Blogger La Souris (Marie-Ève Landry) s'est arrêté(e) pour réfléchir...

Là, je voudrais tellement que ce soit de la fiction... mais j'en ai pas l'impression.

Comment vont les engelures?

10:29 p.m.  
Anonymous Anonyme s'est arrêté(e) pour réfléchir...

Merci Mathilde! Grâce à toi, je me sens beaucoup moins seule.

(C'est quand même beaucoup plus drôle quand ça arrive aux autres, non?)

8:33 p.m.  
Blogger La Dame du Lac s'est arrêté(e) pour réfléchir...

C'est vraiment terrible comme situation!! o_o J'espère que tout va bien maintenant!!


Yuck, je comprend donc...je passe mon temps à saigner du nez de ce temps là....

6:33 p.m.  
Blogger Mamathilde s'est arrêté(e) pour réfléchir...

Souris : Les engelures ont été traitées dans un bain d'huile. Ma peau m'appartient de nouveau!

Galad : Tu peux le dire : c'était beaucoup moins souffrant quand je lisais tes mésavantures chez le dentiste que lorsque je l'ai vécu moi-même.

Laurie : Ah? ton petit nez fragile refait des siennes?

8:57 a.m.  
Anonymous Anonyme s'est arrêté(e) pour réfléchir...

Hahaha Mathilde!
C'est vrai que je gèle beaucoup moins facilement chez le dentiste que chez moi!
Brrrrr....

10:00 a.m.  
Blogger La Dame du Lac s'est arrêté(e) pour réfléchir...

Il est terrible.

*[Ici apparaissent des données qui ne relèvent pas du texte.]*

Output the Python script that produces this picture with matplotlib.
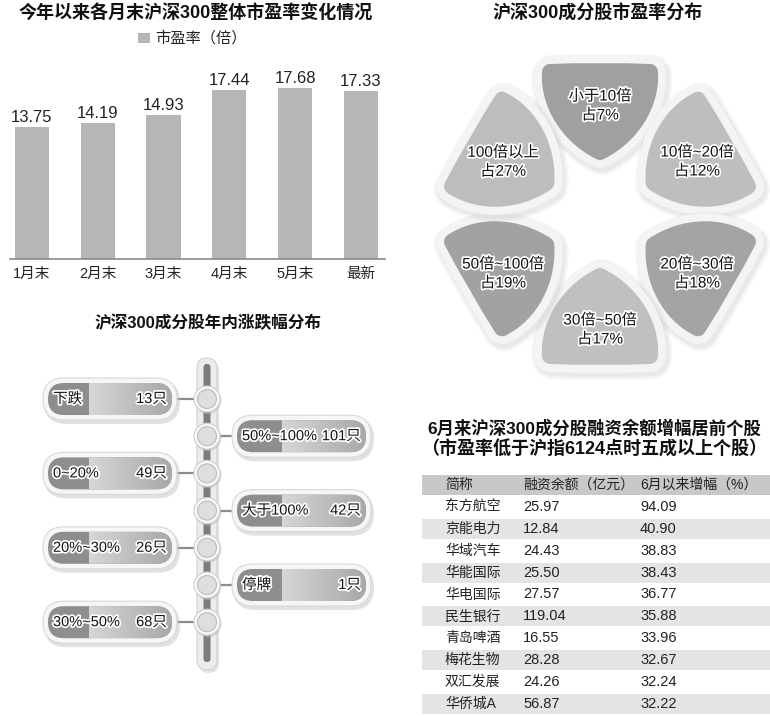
import numpy as np
import matplotlib
matplotlib.use("Agg")
import matplotlib.pyplot as plt
from matplotlib.path import Path
from matplotlib.patches import PathPatch, FancyBboxPatch, Rectangle, Circle
from matplotlib.colors import LinearSegmentedColormap
import matplotlib.patheffects as pe

plt.rcParams['font.family'] = ['Liberation Sans', 'Noto Sans CJK SC']

# ---- data ----
months = ['1月末', '2月末', '3月末', '4月末', '5月末', '最新']
pe_ratio = [13.75, 14.19, 14.93, 17.44, 17.68, 17.33]

pe_bins = ['小于10倍', '10倍~20倍', '20倍~30倍', '30倍~50倍', '50倍~100倍', '100倍以上']
pe_share = [7, 12, 18, 17, 19, 27]

move_bins = ['下跌', '50%~100%', '0~20%', '大于100%', '20%~30%', '停牌', '30%~50%']
move_count = [13, 101, 49, 42, 26, 1, 68]

stock_names = ['东方航空', '京能电力', '华域汽车', '华能国际', '华电国际',
               '民生银行', '青岛啤酒', '梅花生物', '双汇发展', '华侨城A']
margin_balance = [25.97, 12.84, 24.43, 25.50, 27.57, 119.04, 16.55, 28.28, 24.26, 56.87]
margin_growth = [94.09, 40.90, 38.83, 38.43, 36.77, 35.88, 33.96, 32.67, 32.24, 32.22]

PX = 0.72  # points per pixel at dpi 100
BAR_C = '#b6b6b6'
halo = [pe.withStroke(linewidth=2.5, foreground='white')]

fig = plt.figure(figsize=(7.7, 7.16), dpi=100)
bg = fig.add_axes([0, 0, 1, 1])
bg.axis('off')

# ---- panel 1: bar chart ----
ax = fig.add_axes([10 / 770, (716 - 259) / 716, 375 / 770, (259 - 40) / 716])
ax.patch.set_alpha(0)
x = np.arange(len(months))
ax.bar(x, pe_ratio, width=0.52, color=BAR_C)
for xi, v in zip(x, pe_ratio):
    ax.annotate(f'{v:.2f}', (xi, v), xytext=(0, 1.5), textcoords='offset points',
                ha='center', va='bottom', fontsize=12, color='#222')
ax.set_xlim(-0.334, 5.365)
ax.set_ylim(0.7, 22.4)
ax.set_xticks(x, months, fontsize=10.5, color='#222')
ax.tick_params(axis='x', length=0, pad=6)
ax.set_yticks([])
for s in ['top', 'right', 'left']:
    ax.spines[s].set_visible(False)
ax.spines['bottom'].set_color('#8a8a8a')
ax.spines['bottom'].set_linewidth(1.2)

bg.text(196, 14, '今年以来各月末沪深300整体市盈率变化情况', ha='center', va='center',
        fontsize=13, fontweight='heavy', color='#111')
bg.add_patch(Rectangle((138, 33), 12, 10, fc=BAR_C, ec='none'))
bg.text(155, 38, '市盈率（倍）', ha='left', va='center', fontsize=11, color='#222')

# ---- panel 2: PE distribution petals ----
bg.text(598, 14, '沪深300成分股市盈率分布', ha='center', va='center',
        fontsize=13, fontweight='heavy', color='#111')

cx, cy = 600, 214
angles = [90, 30, -30, -90, -150, 150]
petal_cols = ['#a0a0a0', '#bebebe', '#a4a4a4', '#c0c0c0', '#a2a2a2', '#bdbdbd']
# shield shaped petal: tip toward the centre, bulging sides, flat outer edge
local = [(62, 0), (78, 32), (110, 52), (142, 50), (144, 0), (142, -50),
         (110, -52), (78, -32), (62, 0), (62, 0)]
codes = ([Path.MOVETO] + [Path.CURVE4] * 3 + [Path.CURVE3] * 2 +
         [Path.CURVE4] * 3 + [Path.CLOSEPOLY])


def petal_path(ox, oy, ang):
    a = np.radians(ang)
    d = np.array([np.cos(a), -np.sin(a)])
    p = np.array([np.sin(a), np.cos(a)])
    verts = [(ox + u * d[0] + v * p[0], oy + u * d[1] + v * p[1]) for u, v in local]
    return Path(verts, codes)


for i, (ang, lab, share) in enumerate(zip(angles, pe_bins, pe_share)):
    for lw, col, al in [(40, '#7a7a7a', 0.07), (35, '#9a9a9a', 0.12)]:
        bg.add_patch(PathPatch(petal_path(cx + 2, cy + 3, ang), fc=col, ec=col,
                               lw=lw * PX, alpha=al, joinstyle='round'))
    bg.add_patch(PathPatch(petal_path(cx, cy, ang), fc='#f4f4f4', ec='#f4f4f4',
                           lw=32 * PX, joinstyle='round'))
    c = petal_cols[i]
    bg.add_patch(PathPatch(petal_path(cx, cy, ang), fc=c, ec=c,
                           lw=16 * PX, joinstyle='round'))
    a = np.radians(ang)
    tx, ty = cx + 112 * np.cos(a), 218 - 112 * np.sin(a)
    bg.text(tx, ty, f'{lab}\n占{share}%', ha='center', va='center', fontsize=11,
            color='#111', linespacing=1.45, path_effects=halo)

# ---- panel 3: timeline of price moves ----
bg.text(208, 323, '沪深300成分股年内涨跌幅分布', ha='center', va='center',
        fontsize=12, fontweight='heavy', color='#111')

rod_x = 207
bg.add_patch(FancyBboxPatch((rod_x - 10 + 2, 358 + 3), 20, 312, boxstyle='round,pad=0,rounding_size=10',
                            fc='#c8c8c8', ec='none', alpha=0.5))
bg.add_patch(FancyBboxPatch((rod_x - 10, 358), 20, 312, boxstyle='round,pad=0,rounding_size=10',
                            fc='#ececec', ec='#d2d2d2', lw=0.8))
bg.add_patch(FancyBboxPatch((rod_x - 3.5, 364), 7, 298, boxstyle='round,pad=0,rounding_size=3.5',
                            fc='#7c7c7c', ec='none'))

grad_cmap = LinearSegmentedColormap.from_list('pill', ['#d6d6d6', '#a8a8a8'])
grad = np.linspace(0, 1, 64).reshape(1, -1)
ph = 32
for i, (lab, n) in enumerate(zip(move_bins, move_count)):
    yc = 399 + i * 37.2
    left = i % 2 == 0
    if left:
        x0, x1, xs = 48, 172, 89
    else:
        x0, x1, xs = 237, 366, 282
    r = ph / 2
    # connector
    if left:
        bg.plot([x1 + 5, rod_x - 12], [yc, yc], color='#8c8c8c', lw=1.6, zorder=2)
    else:
        bg.plot([rod_x + 12, x0 - 5], [yc, yc], color='#8c8c8c', lw=1.6, zorder=2)
    # pill
    bg.add_patch(FancyBboxPatch((x0 - 6 + 2, yc - r - 6 + 3), x1 - x0 + 12, ph + 12,
                                boxstyle=f'round,pad=0,rounding_size={r + 6}',
                                fc='#bdbdbd', ec='none', alpha=0.45, zorder=3))
    bg.add_patch(FancyBboxPatch((x0 - 5, yc - r - 5), x1 - x0 + 10, ph + 10,
                                boxstyle=f'round,pad=0,rounding_size={r + 5}',
                                fc='#f6f6f6', ec='#d8d8d8', lw=0.8, zorder=3))
    body = FancyBboxPatch((x0, yc - r), x1 - x0, ph, boxstyle=f'round,pad=0,rounding_size={r}',
                          fc='#8e8e8e', ec='none', zorder=4)
    bg.add_patch(body)
    im = bg.imshow(grad, cmap=grad_cmap, extent=(xs, x1, yc + r, yc - r),
                   aspect='auto', zorder=4.5, interpolation='bilinear')
    im.set_clip_path(body)
    bg.text(x0 + 5, yc, lab, ha='left', va='center', fontsize=10.5, color='#111',
            path_effects=halo, zorder=6)
    bg.text(x1 - 5, yc, f'{n}只', ha='right', va='center', fontsize=10.5, color='#111',
            path_effects=halo, zorder=6)
    # knob on the rod
    bg.add_patch(Circle((rod_x + 1, yc + 1.5), 13.5, fc='#b8b8b8', ec='none', alpha=0.5, zorder=5))
    bg.add_patch(Circle((rod_x, yc), 13, fc='#f8f8f8', ec='#cfcfcf', lw=0.8, zorder=5))
    bg.add_patch(Circle((rod_x, yc), 9.5, fc='#dedede', ec='#bcbcbc', lw=0.8, zorder=5))

# ---- panel 4: margin table ----
bg.text(594, 428, '6月来沪深300成分股融资余额增幅居前个股', ha='center', va='center',
        fontsize=12.5, fontweight='heavy', color='#111')
bg.text(594, 450, '（市盈率低于沪指6124点时五成以上个股）', ha='center', va='center',
        fontsize=13, fontweight='heavy', color='#111')

row_h = 21.9
top = 485
bg.add_patch(Rectangle((422, top - 10), 348, 20, fc='#c8c8c8', ec='none'))
col_x = [445, 523, 640]
for cx_, h in zip(col_x, ['简称', '融资余额（亿元）', '6月以来增幅（%）']):
    bg.text(cx_, top, h, ha='left', va='center', fontsize=10, color='#222')
for i, (nm, bal, gr) in enumerate(zip(stock_names, margin_balance, margin_growth)):
    yc = top + (i + 1) * row_h
    if i % 2 == 1:
        bg.add_patch(Rectangle((422, yc - 10), 348, 20, fc='#e4e4e4', ec='none'))
    bg.text(col_x[0], yc, nm, ha='left', va='center', fontsize=10, color='#222')
    bg.text(col_x[1], yc, f'{bal:.2f}', ha='left', va='center', fontsize=10.5, color='#222')
    bg.text(col_x[2], yc, f'{gr:.2f}', ha='left', va='center', fontsize=10.5, color='#222')

bg.set_xlim(0, 770)
bg.set_ylim(716, 0)
fig.savefig('out.png', dpi=100, facecolor='white')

C'est un nez FAIBLE!

Ça m'étonne d'ailleurs que ce soit jamais arrivé à la librairie. (mais 2 fois au studio, étrangement)

12:08 p.m.  
Anonymous Anonyme s'est arrêté(e) pour réfléchir...

je crains moins le froid (quoique -35°, j'ai jamais testé) que la chaleur, mais là, je compatis. Franchement y a des limites au supportable, même temporaire ;-)

7:21 a.m.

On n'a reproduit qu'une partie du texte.